*Given task:*
Copy out the data exactly, leaving the pictures behind.

*Records provided:*
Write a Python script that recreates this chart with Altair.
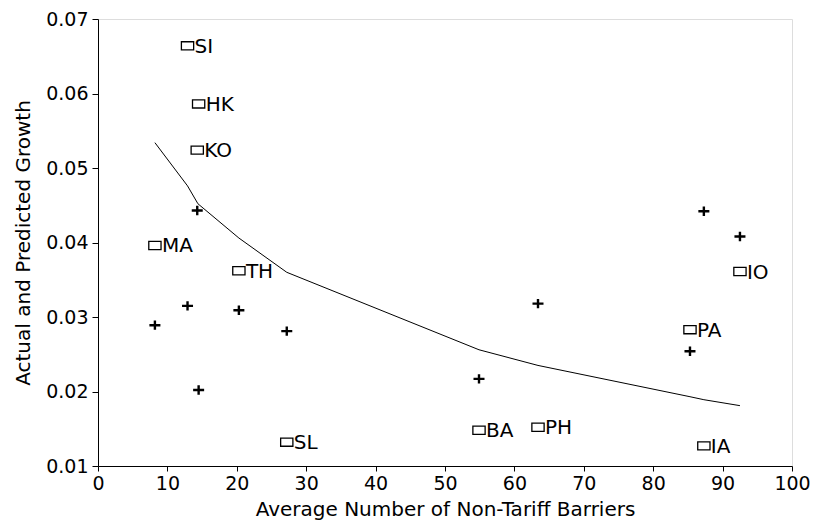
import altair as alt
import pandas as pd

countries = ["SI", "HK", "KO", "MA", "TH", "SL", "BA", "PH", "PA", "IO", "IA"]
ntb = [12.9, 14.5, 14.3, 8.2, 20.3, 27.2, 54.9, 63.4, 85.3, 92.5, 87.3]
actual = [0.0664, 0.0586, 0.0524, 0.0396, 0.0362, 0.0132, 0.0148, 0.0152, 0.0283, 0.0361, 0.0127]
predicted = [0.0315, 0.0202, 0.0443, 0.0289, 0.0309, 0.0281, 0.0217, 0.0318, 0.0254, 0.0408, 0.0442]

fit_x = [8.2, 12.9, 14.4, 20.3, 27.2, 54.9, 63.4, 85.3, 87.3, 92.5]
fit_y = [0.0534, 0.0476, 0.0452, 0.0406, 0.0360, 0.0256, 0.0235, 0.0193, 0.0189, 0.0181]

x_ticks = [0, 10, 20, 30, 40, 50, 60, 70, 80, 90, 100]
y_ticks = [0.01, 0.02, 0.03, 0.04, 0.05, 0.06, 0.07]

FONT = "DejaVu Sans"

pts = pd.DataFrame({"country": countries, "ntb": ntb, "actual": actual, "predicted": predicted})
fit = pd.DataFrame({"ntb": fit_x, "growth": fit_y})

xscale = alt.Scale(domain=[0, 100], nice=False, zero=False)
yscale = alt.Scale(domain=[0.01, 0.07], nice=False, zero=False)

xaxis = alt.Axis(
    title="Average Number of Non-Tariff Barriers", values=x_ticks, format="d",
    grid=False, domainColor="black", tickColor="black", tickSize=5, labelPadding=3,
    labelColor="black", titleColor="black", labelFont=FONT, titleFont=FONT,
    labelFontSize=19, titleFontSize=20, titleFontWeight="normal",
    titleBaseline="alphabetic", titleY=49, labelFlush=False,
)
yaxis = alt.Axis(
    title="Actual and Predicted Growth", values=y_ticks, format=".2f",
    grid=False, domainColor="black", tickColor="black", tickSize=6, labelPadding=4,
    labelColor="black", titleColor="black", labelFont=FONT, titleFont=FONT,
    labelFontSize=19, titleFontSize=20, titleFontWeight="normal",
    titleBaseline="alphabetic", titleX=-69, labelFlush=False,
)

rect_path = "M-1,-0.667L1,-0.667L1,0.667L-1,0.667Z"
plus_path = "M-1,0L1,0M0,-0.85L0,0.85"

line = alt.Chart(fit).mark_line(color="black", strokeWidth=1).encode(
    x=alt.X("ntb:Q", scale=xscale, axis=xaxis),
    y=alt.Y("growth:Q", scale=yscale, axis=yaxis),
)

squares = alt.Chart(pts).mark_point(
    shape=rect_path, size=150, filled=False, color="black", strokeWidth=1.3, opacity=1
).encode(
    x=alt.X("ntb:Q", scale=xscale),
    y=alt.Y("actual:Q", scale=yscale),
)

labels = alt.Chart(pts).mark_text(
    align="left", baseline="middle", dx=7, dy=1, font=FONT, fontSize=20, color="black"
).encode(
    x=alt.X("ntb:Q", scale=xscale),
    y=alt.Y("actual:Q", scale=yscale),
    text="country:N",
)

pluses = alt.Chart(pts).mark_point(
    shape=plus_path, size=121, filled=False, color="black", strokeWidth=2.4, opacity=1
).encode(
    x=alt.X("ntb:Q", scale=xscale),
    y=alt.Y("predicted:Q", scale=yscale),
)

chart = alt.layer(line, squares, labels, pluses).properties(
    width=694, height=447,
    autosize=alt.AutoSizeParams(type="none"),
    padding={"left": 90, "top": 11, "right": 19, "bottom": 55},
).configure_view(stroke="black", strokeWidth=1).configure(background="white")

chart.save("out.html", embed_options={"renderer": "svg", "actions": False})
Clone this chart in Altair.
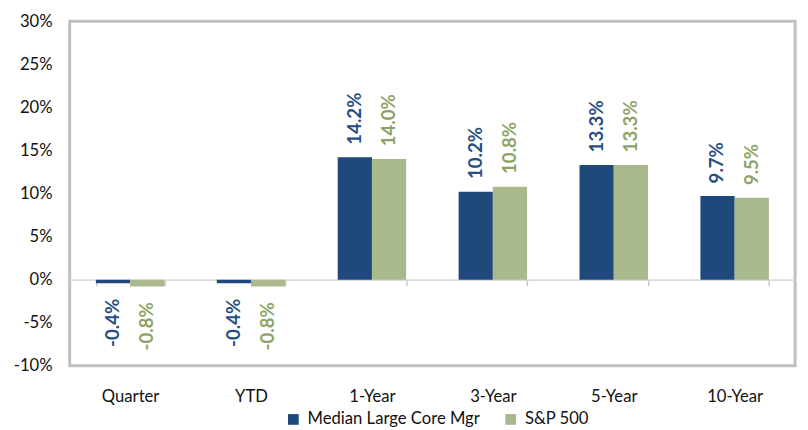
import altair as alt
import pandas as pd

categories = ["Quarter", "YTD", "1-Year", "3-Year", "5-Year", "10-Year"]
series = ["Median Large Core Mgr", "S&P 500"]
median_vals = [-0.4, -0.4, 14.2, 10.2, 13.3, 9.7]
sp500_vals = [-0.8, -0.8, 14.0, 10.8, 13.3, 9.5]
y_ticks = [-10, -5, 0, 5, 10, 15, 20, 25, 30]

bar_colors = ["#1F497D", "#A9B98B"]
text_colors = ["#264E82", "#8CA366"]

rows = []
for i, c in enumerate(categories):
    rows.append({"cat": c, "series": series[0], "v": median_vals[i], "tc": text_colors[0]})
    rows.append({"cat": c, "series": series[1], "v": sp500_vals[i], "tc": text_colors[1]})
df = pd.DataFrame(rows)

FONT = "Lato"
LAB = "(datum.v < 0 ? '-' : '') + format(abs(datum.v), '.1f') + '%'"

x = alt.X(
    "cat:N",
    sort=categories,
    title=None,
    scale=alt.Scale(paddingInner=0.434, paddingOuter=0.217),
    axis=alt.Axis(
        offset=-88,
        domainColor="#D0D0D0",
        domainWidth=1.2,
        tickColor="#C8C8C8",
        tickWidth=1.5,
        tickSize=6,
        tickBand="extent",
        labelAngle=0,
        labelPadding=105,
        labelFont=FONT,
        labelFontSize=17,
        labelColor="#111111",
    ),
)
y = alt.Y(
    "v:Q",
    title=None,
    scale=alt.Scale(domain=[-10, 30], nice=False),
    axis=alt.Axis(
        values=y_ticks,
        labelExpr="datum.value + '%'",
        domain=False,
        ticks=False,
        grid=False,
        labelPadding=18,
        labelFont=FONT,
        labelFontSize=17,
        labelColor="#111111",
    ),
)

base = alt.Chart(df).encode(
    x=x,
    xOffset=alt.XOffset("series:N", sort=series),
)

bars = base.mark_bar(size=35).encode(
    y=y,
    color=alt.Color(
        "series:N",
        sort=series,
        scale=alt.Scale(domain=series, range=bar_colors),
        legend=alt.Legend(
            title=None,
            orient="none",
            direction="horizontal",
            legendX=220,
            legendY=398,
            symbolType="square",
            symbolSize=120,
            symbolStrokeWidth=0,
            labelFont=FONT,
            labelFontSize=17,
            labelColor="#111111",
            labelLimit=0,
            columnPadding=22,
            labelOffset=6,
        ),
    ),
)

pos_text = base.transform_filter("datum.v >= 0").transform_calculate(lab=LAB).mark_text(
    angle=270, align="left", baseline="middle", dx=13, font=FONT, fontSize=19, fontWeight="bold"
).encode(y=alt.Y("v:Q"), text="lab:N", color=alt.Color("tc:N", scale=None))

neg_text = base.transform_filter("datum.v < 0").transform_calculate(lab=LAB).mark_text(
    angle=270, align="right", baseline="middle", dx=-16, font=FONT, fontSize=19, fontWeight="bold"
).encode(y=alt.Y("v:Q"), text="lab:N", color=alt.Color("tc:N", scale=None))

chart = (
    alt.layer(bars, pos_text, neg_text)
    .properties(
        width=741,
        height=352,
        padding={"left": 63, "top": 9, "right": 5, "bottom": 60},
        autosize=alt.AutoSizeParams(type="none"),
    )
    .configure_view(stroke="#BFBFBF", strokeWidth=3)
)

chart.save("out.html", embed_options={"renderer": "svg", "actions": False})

*Task output:*
Write a Python script that recreates this chart with Altair.
import altair as alt
import pandas as pd

countries = ["SI", "HK", "KO", "MA", "TH", "SL", "BA", "PH", "PA", "IO", "IA"]
ntb = [12.9, 14.5, 14.3, 8.2, 20.3, 27.2, 54.9, 63.4, 85.3, 92.5, 87.3]
actual = [0.0664, 0.0586, 0.0524, 0.0396, 0.0362, 0.0132, 0.0148, 0.0152, 0.0283, 0.0361, 0.0127]
predicted = [0.0315, 0.0202, 0.0443, 0.0289, 0.0309, 0.0281, 0.0217, 0.0318, 0.0254, 0.0408, 0.0442]

fit_x = [8.2, 12.9, 14.4, 20.3, 27.2, 54.9, 63.4, 85.3, 87.3, 92.5]
fit_y = [0.0534, 0.0476, 0.0452, 0.0406, 0.0360, 0.0256, 0.0235, 0.0193, 0.0189, 0.0181]

x_ticks = [0, 10, 20, 30, 40, 50, 60, 70, 80, 90, 100]
y_ticks = [0.01, 0.02, 0.03, 0.04, 0.05, 0.06, 0.07]

FONT = "DejaVu Sans"

pts = pd.DataFrame({"country": countries, "ntb": ntb, "actual": actual, "predicted": predicted})
fit = pd.DataFrame({"ntb": fit_x, "growth": fit_y})

xscale = alt.Scale(domain=[0, 100], nice=False, zero=False)
yscale = alt.Scale(domain=[0.01, 0.07], nice=False, zero=False)

xaxis = alt.Axis(
    title="Average Number of Non-Tariff Barriers", values=x_ticks, format="d",
    grid=False, domainColor="black", tickColor="black", tickSize=5, labelPadding=3,
    labelColor="black", titleColor="black", labelFont=FONT, titleFont=FONT,
    labelFontSize=19, titleFontSize=20, titleFontWeight="normal",
    titleBaseline="alphabetic", titleY=49, labelFlush=False,
)
yaxis = alt.Axis(
    title="Actual and Predicted Growth", values=y_ticks, format=".2f",
    grid=False, domainColor="black", tickColor="black", tickSize=6, labelPadding=4,
    labelColor="black", titleColor="black", labelFont=FONT, titleFont=FONT,
    labelFontSize=19, titleFontSize=20, titleFontWeight="normal",
    titleBaseline="alphabetic", titleX=-69, labelFlush=False,
)

rect_path = "M-1,-0.667L1,-0.667L1,0.667L-1,0.667Z"
plus_path = "M-1,0L1,0M0,-0.85L0,0.85"

line = alt.Chart(fit).mark_line(color="black", strokeWidth=1).encode(
    x=alt.X("ntb:Q", scale=xscale, axis=xaxis),
    y=alt.Y("growth:Q", scale=yscale, axis=yaxis),
)

squares = alt.Chart(pts).mark_point(
    shape=rect_path, size=150, filled=False, color="black", strokeWidth=1.3, opacity=1
).encode(
    x=alt.X("ntb:Q", scale=xscale),
    y=alt.Y("actual:Q", scale=yscale),
)

labels = alt.Chart(pts).mark_text(
    align="left", baseline="middle", dx=7, dy=1, font=FONT, fontSize=20, color="black"
).encode(
    x=alt.X("ntb:Q", scale=xscale),
    y=alt.Y("actual:Q", scale=yscale),
    text="country:N",
)

pluses = alt.Chart(pts).mark_point(
    shape=plus_path, size=121, filled=False, color="black", strokeWidth=2.4, opacity=1
).encode(
    x=alt.X("ntb:Q", scale=xscale),
    y=alt.Y("predicted:Q", scale=yscale),
)

chart = alt.layer(line, squares, labels, pluses).properties(
    width=694, height=447,
    autosize=alt.AutoSizeParams(type="none"),
    padding={"left": 90, "top": 11, "right": 19, "bottom": 55},
).configure_view(stroke="black", strokeWidth=1).configure(background="white")

chart.save("out.html", embed_options={"renderer": "svg", "actions": False})
Clone this chart in Altair.
import altair as alt
import pandas as pd

categories = ["Quarter", "YTD", "1-Year", "3-Year", "5-Year", "10-Year"]
series = ["Median Large Core Mgr", "S&P 500"]
median_vals = [-0.4, -0.4, 14.2, 10.2, 13.3, 9.7]
sp500_vals = [-0.8, -0.8, 14.0, 10.8, 13.3, 9.5]
y_ticks = [-10, -5, 0, 5, 10, 15, 20, 25, 30]

bar_colors = ["#1F497D", "#A9B98B"]
text_colors = ["#264E82", "#8CA366"]

rows = []
for i, c in enumerate(categories):
    rows.append({"cat": c, "series": series[0], "v": median_vals[i], "tc": text_colors[0]})
    rows.append({"cat": c, "series": series[1], "v": sp500_vals[i], "tc": text_colors[1]})
df = pd.DataFrame(rows)

FONT = "Lato"
LAB = "(datum.v < 0 ? '-' : '') + format(abs(datum.v), '.1f') + '%'"

x = alt.X(
    "cat:N",
    sort=categories,
    title=None,
    scale=alt.Scale(paddingInner=0.434, paddingOuter=0.217),
    axis=alt.Axis(
        offset=-88,
        domainColor="#D0D0D0",
        domainWidth=1.2,
        tickColor="#C8C8C8",
        tickWidth=1.5,
        tickSize=6,
        tickBand="extent",
        labelAngle=0,
        labelPadding=105,
        labelFont=FONT,
        labelFontSize=17,
        labelColor="#111111",
    ),
)
y = alt.Y(
    "v:Q",
    title=None,
    scale=alt.Scale(domain=[-10, 30], nice=False),
    axis=alt.Axis(
        values=y_ticks,
        labelExpr="datum.value + '%'",
        domain=False,
        ticks=False,
        grid=False,
        labelPadding=18,
        labelFont=FONT,
        labelFontSize=17,
        labelColor="#111111",
    ),
)

base = alt.Chart(df).encode(
    x=x,
    xOffset=alt.XOffset("series:N", sort=series),
)

bars = base.mark_bar(size=35).encode(
    y=y,
    color=alt.Color(
        "series:N",
        sort=series,
        scale=alt.Scale(domain=series, range=bar_colors),
        legend=alt.Legend(
            title=None,
            orient="none",
            direction="horizontal",
            legendX=220,
            legendY=398,
            symbolType="square",
            symbolSize=120,
            symbolStrokeWidth=0,
            labelFont=FONT,
            labelFontSize=17,
            labelColor="#111111",
            labelLimit=0,
            columnPadding=22,
            labelOffset=6,
        ),
    ),
)

pos_text = base.transform_filter("datum.v >= 0").transform_calculate(lab=LAB).mark_text(
    angle=270, align="left", baseline="middle", dx=13, font=FONT, fontSize=19, fontWeight="bold"
).encode(y=alt.Y("v:Q"), text="lab:N", color=alt.Color("tc:N", scale=None))

neg_text = base.transform_filter("datum.v < 0").transform_calculate(lab=LAB).mark_text(
    angle=270, align="right", baseline="middle", dx=-16, font=FONT, fontSize=19, fontWeight="bold"
).encode(y=alt.Y("v:Q"), text="lab:N", color=alt.Color("tc:N", scale=None))

chart = (
    alt.layer(bars, pos_text, neg_text)
    .properties(
        width=741,
        height=352,
        padding={"left": 63, "top": 9, "right": 5, "bottom": 60},
        autosize=alt.AutoSizeParams(type="none"),
    )
    .configure_view(stroke="#BFBFBF", strokeWidth=3)
)

chart.save("out.html", embed_options={"renderer": "svg", "actions": False})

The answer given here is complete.